**Objective**
Write each line of the material exactly as given, from the top through the line that contains "colors = ['#9fdaa0', '#8cbaf3', '#fcbd80', '#f5aae2']", and omit all pictures.

**Data**
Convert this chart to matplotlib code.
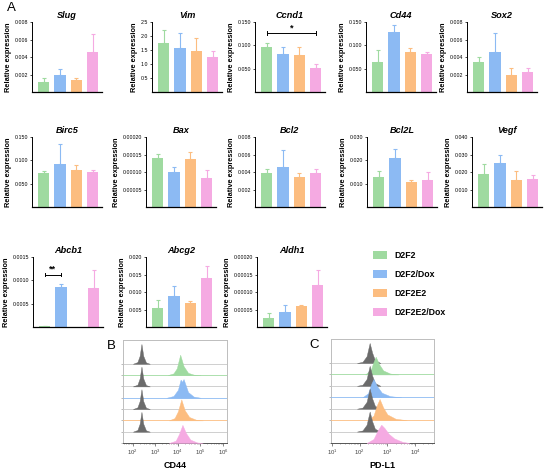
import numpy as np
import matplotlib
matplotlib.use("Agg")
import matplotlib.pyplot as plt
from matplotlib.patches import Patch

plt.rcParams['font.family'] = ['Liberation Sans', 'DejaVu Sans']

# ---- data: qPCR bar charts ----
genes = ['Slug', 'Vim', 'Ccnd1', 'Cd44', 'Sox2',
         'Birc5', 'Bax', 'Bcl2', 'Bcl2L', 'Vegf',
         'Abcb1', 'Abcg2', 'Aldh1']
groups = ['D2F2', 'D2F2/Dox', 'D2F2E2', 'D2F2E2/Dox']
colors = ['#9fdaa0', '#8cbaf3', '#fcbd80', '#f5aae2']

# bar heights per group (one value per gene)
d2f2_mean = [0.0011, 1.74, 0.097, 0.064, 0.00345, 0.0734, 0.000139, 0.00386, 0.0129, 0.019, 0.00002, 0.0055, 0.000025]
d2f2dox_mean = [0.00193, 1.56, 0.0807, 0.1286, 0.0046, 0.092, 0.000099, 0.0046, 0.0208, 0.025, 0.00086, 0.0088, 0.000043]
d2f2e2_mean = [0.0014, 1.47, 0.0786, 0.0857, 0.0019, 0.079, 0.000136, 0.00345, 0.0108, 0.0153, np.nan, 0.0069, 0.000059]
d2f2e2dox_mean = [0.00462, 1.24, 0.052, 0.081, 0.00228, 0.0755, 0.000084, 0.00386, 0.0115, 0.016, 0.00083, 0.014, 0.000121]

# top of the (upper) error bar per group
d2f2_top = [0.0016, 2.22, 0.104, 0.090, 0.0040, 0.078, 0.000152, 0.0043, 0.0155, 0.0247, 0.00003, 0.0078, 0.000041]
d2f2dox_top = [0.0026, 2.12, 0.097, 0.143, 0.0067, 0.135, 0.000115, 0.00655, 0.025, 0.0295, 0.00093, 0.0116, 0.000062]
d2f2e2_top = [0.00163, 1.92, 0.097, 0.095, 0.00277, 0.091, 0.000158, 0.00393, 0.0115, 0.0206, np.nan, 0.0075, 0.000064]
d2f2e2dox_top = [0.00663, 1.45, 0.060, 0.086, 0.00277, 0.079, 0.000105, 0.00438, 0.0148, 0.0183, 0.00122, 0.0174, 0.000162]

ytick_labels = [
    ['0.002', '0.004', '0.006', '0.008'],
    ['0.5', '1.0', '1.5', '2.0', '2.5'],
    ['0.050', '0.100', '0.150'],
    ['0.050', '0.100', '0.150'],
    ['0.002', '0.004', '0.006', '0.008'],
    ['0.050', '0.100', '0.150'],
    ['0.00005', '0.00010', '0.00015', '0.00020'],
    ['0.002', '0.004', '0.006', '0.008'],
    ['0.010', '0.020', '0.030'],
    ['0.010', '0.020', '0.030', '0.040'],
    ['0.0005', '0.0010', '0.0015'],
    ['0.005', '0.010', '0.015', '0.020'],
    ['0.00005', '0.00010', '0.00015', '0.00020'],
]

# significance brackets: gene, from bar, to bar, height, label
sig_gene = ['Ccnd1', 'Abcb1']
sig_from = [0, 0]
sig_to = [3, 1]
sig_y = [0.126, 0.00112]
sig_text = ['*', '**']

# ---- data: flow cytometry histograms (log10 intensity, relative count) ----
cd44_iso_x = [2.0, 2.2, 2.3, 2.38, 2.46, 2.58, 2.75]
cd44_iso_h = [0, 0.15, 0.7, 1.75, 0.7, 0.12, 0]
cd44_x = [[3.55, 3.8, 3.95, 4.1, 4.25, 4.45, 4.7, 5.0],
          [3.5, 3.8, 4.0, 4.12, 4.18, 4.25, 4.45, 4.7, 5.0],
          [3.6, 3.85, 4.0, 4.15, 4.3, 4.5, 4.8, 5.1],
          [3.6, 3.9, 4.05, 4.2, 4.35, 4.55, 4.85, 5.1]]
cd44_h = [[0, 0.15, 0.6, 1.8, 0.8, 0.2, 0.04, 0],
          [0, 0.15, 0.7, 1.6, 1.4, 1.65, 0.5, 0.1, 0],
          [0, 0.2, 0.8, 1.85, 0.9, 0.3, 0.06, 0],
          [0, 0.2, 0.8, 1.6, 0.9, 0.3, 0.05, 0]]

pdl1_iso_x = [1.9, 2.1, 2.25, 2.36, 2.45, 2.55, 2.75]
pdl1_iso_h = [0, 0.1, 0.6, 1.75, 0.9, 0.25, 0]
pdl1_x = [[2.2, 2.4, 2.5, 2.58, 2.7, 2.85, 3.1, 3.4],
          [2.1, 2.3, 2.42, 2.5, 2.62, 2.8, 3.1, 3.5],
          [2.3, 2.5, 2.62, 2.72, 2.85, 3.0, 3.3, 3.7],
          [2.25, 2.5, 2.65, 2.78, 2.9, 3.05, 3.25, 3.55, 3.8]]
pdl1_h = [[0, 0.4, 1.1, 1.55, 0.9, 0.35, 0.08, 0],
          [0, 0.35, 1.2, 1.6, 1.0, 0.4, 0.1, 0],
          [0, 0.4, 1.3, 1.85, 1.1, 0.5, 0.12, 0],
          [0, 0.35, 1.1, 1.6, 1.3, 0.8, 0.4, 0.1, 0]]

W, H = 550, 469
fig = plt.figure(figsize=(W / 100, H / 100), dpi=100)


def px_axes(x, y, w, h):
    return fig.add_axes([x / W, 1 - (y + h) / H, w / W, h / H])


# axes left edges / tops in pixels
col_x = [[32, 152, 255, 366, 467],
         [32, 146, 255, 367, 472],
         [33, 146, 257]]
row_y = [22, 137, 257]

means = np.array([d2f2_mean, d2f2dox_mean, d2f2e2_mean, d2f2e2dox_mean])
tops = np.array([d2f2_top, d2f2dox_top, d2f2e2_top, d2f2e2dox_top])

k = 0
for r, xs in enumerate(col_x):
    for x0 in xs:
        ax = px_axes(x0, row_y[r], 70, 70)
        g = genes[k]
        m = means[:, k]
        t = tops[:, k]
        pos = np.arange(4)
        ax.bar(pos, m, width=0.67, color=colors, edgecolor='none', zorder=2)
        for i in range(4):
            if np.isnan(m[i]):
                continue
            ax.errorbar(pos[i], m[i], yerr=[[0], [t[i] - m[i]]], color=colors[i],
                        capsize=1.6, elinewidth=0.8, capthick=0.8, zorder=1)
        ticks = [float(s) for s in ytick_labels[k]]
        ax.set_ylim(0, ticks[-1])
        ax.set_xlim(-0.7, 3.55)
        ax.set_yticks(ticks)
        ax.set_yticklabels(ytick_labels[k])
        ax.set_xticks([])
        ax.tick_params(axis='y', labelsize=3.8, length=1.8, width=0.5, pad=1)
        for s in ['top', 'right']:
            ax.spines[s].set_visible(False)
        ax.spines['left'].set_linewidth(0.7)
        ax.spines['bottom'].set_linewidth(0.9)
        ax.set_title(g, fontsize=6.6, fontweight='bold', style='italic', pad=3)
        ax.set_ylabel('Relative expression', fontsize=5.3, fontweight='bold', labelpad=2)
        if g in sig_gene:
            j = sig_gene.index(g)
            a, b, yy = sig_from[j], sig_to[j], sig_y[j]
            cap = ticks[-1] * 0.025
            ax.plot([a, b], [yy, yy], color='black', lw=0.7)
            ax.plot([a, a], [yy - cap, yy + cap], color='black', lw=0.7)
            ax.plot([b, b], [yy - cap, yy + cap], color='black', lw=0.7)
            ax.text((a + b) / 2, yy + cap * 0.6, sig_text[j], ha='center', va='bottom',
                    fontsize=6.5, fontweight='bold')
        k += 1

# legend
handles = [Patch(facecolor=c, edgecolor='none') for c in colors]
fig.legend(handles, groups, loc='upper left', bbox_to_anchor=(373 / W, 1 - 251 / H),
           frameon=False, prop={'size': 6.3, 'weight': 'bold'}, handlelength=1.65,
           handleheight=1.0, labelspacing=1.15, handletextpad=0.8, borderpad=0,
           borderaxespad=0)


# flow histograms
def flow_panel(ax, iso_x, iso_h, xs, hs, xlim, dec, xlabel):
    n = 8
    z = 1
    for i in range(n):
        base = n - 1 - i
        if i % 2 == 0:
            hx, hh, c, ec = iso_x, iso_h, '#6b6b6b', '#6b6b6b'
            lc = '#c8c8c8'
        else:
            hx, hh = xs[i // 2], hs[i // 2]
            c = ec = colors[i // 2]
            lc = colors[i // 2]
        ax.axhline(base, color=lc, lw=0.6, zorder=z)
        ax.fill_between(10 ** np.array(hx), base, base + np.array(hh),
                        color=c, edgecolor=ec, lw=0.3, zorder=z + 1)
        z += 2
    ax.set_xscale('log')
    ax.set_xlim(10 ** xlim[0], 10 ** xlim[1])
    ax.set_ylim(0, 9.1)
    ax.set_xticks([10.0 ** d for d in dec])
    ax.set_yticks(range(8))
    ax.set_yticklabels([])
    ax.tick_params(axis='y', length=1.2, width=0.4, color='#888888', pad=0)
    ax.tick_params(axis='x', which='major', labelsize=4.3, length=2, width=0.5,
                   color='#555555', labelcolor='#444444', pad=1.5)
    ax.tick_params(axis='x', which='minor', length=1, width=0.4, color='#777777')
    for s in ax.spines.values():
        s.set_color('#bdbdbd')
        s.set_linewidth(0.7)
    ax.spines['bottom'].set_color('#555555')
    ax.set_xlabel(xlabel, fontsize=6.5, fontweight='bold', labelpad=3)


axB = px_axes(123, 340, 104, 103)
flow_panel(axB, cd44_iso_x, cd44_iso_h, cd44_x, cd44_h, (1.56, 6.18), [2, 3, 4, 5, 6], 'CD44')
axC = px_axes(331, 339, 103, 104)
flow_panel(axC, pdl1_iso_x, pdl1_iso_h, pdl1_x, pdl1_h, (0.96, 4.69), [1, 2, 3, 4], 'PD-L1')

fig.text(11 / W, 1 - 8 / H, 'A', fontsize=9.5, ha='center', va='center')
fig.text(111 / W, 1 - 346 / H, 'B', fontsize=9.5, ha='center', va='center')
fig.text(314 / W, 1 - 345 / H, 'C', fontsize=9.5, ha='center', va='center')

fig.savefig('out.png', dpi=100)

**Solution to this exercise**
Convert this chart to matplotlib code.
import numpy as np
import matplotlib
matplotlib.use("Agg")
import matplotlib.pyplot as plt
from matplotlib.patches import Patch

plt.rcParams['font.family'] = ['Liberation Sans', 'DejaVu Sans']

# ---- data: qPCR bar charts ----
genes = ['Slug', 'Vim', 'Ccnd1', 'Cd44', 'Sox2',
         'Birc5', 'Bax', 'Bcl2', 'Bcl2L', 'Vegf',
         'Abcb1', 'Abcg2', 'Aldh1']
groups = ['D2F2', 'D2F2/Dox', 'D2F2E2', 'D2F2E2/Dox']
colors = ['#9fdaa0', '#8cbaf3', '#fcbd80', '#f5aae2']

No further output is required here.